Weekly Outlook: Fundamentals Stacked In The Swissie's Favor

Published July 8th, 2006 - 02:21 GMT
Al Bawaba
Al Bawaba

After making substantial gains against the dollar in the wake of the FOMCs dovish commentary on June 29th, the Swissie was stumbling through most of last week until a strong employment figure reversed the units fortunes.  All in all, the pair was able to fight its way back to par with Mondays open.  Next week holds only one possible market influential report, and the USDCHF should thus trade primarily off of cross currency economic reports and a general shift in risk aversion due to heightened geopolitical tensions.  The Producer & Import Price indicator for June is the only piece of data within the span of the coming week. 

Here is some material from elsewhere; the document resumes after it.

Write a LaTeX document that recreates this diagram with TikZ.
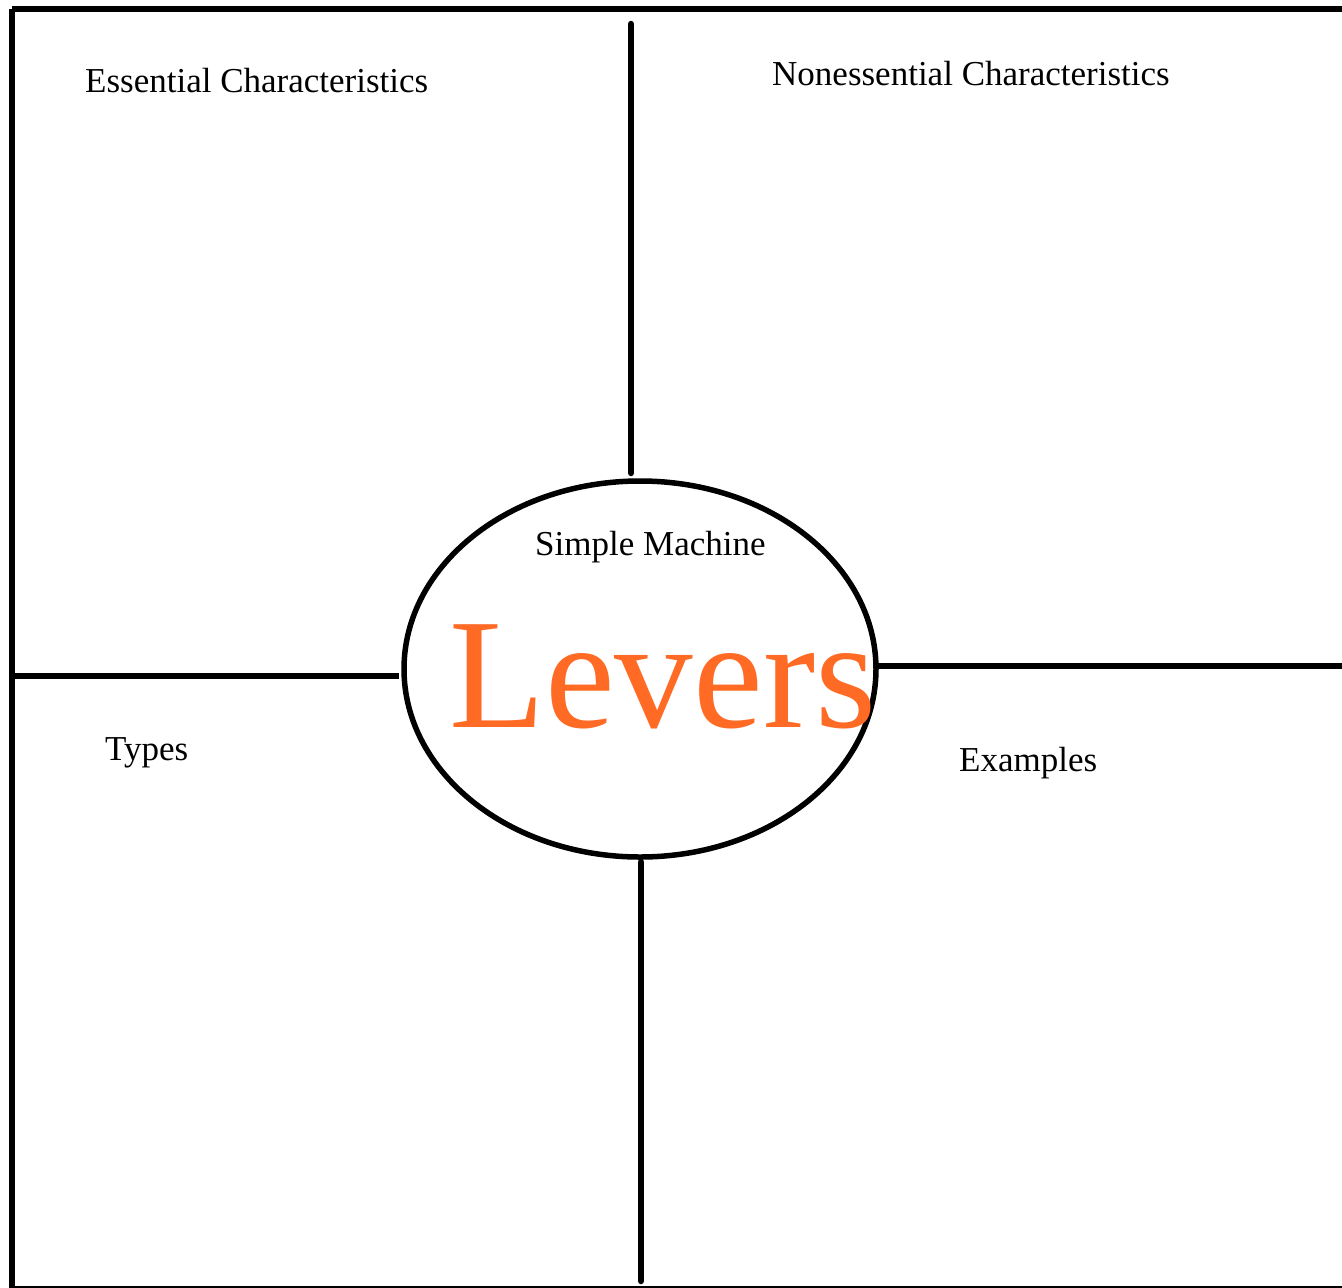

Though there is no solid release data associated with this indicator, as is common, it is currently set at the earliest for the 14th.  However, revisions to earlier releases dates are common.  Predictions for the inflationary gauge are for reported contraction in June, but with oil relatively stable other commodities beginning to show signs of a second wind, the number could easily find its way back into positive territory.  With both growth and inflation gauges over the past months reporting promising figures, the producer and import price figure should just be another addition to the heavy speculation of another 25 basis point hike from the SNB come September.  However, with the rate disparity between the Swiss unit and the US counterpart still strongly in the latters favor, the dynamics should continue to weigh on the currency.  Currently, the policy rate is 1.50% - compared with 5.25% in the US.  The strongest appreciation will occur in the USDCHF pair if the Fed finally puts a cap on its rate hikes and, at the same time, the SNB begins to signal a more aggressive half-point hike due for the third quarter meeting.  Until this evolves however, next week will continue to feel the influences of the standoff on nuclear rights between the United Nations and Iran, as well as the recent aggression evinced by North Korea.  In all this uncertainty, it has held historically held true the safe confines of neutral Swiss banks is the best place to park ones capital.

Data released last week added fuel to expectations of a booming Swiss economy, as the SVME-Purchasing Managers Index for June carried on its strong pace and the jobless rate notched lower once again.  At 64.0, the PMI indicator was near the all-time high set earlier this year in March.  The number had retreated from the 65.2 reading for two straight months, but reversed course in June as demand from big trade partners helped to send another jolt of orders into the mix.  Meanwhile, unemployment continued to decline from the 3.9% mark in January, hitting 3.1% this past month.  This was a sizable step down from 3.3% the month prior, and seasonally adjusted the measure followed pace dropping to 3.3%, from 3.4% in May.  This strong pace of hiring has put the Swiss economy in a good position to sustain itself through domestic demand, once the circulation of higher wages and employment can fully take effect in the economy.